For upstream propylene feedstock, US inventories hit a record 5,633m bbl in the first week of January 2012, but have since declined. US propylene inventories rose by 4% in the week ended March 16 to 4,501m bbl, which represents the first increase for stockpiles in the past 10 weeks, according to the US Energy Information Administration (EIA).
US refineries operated at 82.2% of capacity during the week ended March 16, down from 86.4% in the first week of January, according to data from the EIA.
With March contract gains of about 15 cents/lb ($331/tonne, €248/tonne), US IPA contract prices are nearly flat from levels that were seen a year ago.
Although IPA values rose in the second quarter of 2011 alongside stronger CGP figures, softer prices eventually followed feedstock down to the high 60s cent/lb range in January 2012, before starting upward again in February.
Upward price pressure stemmed solely from upstream propylene. The sharp March IPA increase was driven by a 30% jump in February CGP values from January.

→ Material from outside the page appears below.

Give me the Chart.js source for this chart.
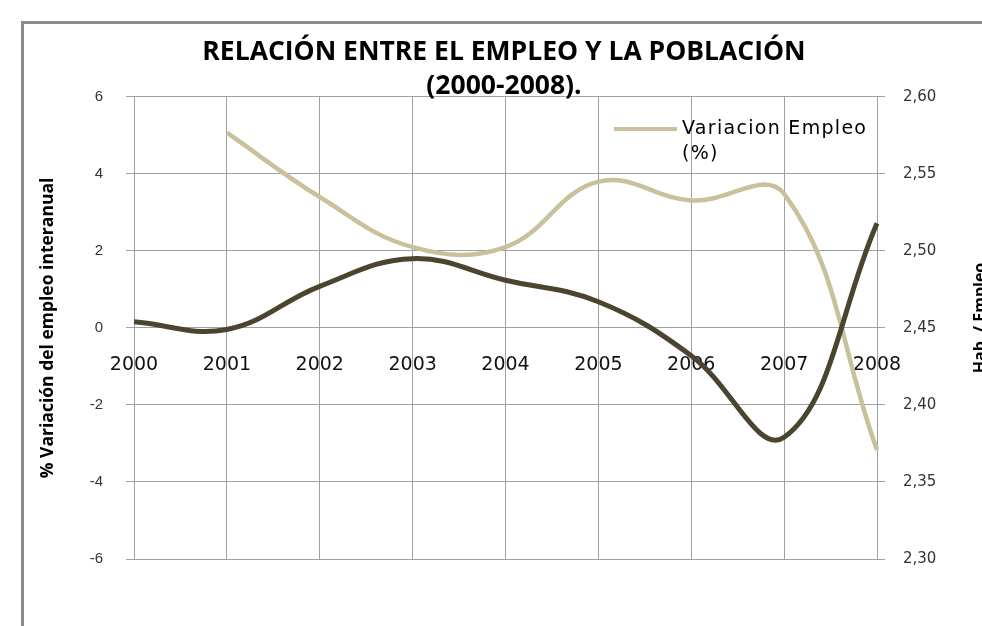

A 5% increase in March propylene prompted April IPA initiatives of 5 cents/lb from most producers. One large producer had yet to join the April price push.
Domestic spot truck and railcar IPA values were also rising in line with contract gains, although one source reported that some import pricing was at parity with domestic contract values.
Spot FOB export pricing from the Port of Houston was confirmed in a range of 75-77 cents/lb, as assessed by ICIS in the week ended March 23.
One buyer said some import pricing is at parity with domestic contract values, but there is no consensus on that.
There are two commercial routes used in manufacturing IPA. One is an older method based on indirect hydration of refinery-grade propylene. This process uses sulfuric acid to form isopropyl sulfate, which is then hydrolyzed with steam to form sulfuric acid and IPA. The crude IPA is then distilled to the desired purity.
The second route uses the direct hydration of CGP (90-99%). This method eliminates the need for sulfuric acid. Instead, propylene and water are heated and the liquid-vapor mixture is pressurized, passed into a trickle flow reactor containing sulfonated polystyrene (PS) ion-exchange resins.
There is also a liquid-phase route employing a soluble tungsten catalyst. The IPA is distilled from the aqueous solution.
If the pace of US IPA price-hike efforts continues to taper off, buying interest will heighten and bring the market back into more balance, sources said.
Additionally, if European production rebounds, the US market could end up oversupplied, buyers said. Given that potential, one buyer warned producers to moderate how aggressively they pursue contract price gains.
If prices keep rising, even at slower pace, that could attract imports. Because contract prices are moving into the high 80s cent/lb range for March, one buyer felt IPA prices would put the product at risk of near-term competition from cheaper imports.